The liberal trap of identity politics is the belief that representation is the end-all, be-all of resistance. Individuals and groups fall into this trap believing that as long as, for example, a television cast is diverse, that oppression is being ameliorated. But the reality of racism in the United States is far removed from the liberal hyper-fixation on representation and diversity; it occurs in our institutions and our prisons, affected by material considerations and real, physical power that representation cannot combat. Our initial ecstasy towards Yang was a direct result of this representation trap. We failed to critically evaluate his policies and attitudes in favor of foregrounding his identity, and we are paying the price as he uses his newfound popularity to rise to the top of the mayoral race. Yang is not dangerous, per se, and his becoming the mayor of New York would not be an all-out disaster. But he has time and time again disavowed the Asian American community despite our unfounded belief that he would represent our interests simply because he looks like us.
This is not to say that representation is pointless; rather, it is to say that identity politics is at worst an incredibly dangerous game and at best a poor rallying point for political activism.
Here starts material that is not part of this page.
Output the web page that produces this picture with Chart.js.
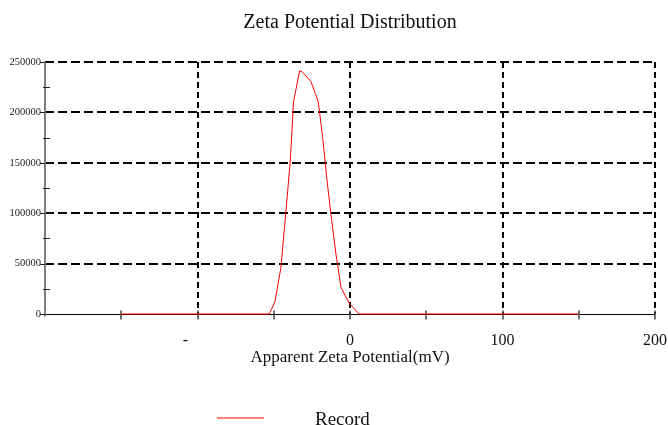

Gayatri Spivak, who I was lucky enough to hear speak at Columbia, underlines that “identity politics lays waste the democratic possibility of achieving flexibility of the imagination toward others.” Of course, the American expression of identity politics is not yet the extreme identitarianism of ethnic cleansing that Spivak critiques, but they still subscribe to the same basic identity-first logic. More than this, the reduction of complex material conditions to questions of representation obscures the fact that reality is not “as seen on TV”; racial equality is often paid for with blood. Our misguided devotion to identity politics expresses itself through blind faith in problematic figureheads that do not and cannot better race relations.
Yang’s fall from grace reveals that as long as Asian Americans continue to place faith in these figureheads solely on the basis of their skin color rather than on the merit of their ideas, we will be continually forced into disappointments of our own making. There is nobody that can fight for us while we stay at home hoping that conditions will better themselves; similarly, more Asians in movies and TV shows will not be the ultimate solution to our problems. We must be receptive to the idea that equality may not come through some Asian messiah, but rather, through a collective refusal to tokenize and assimilate.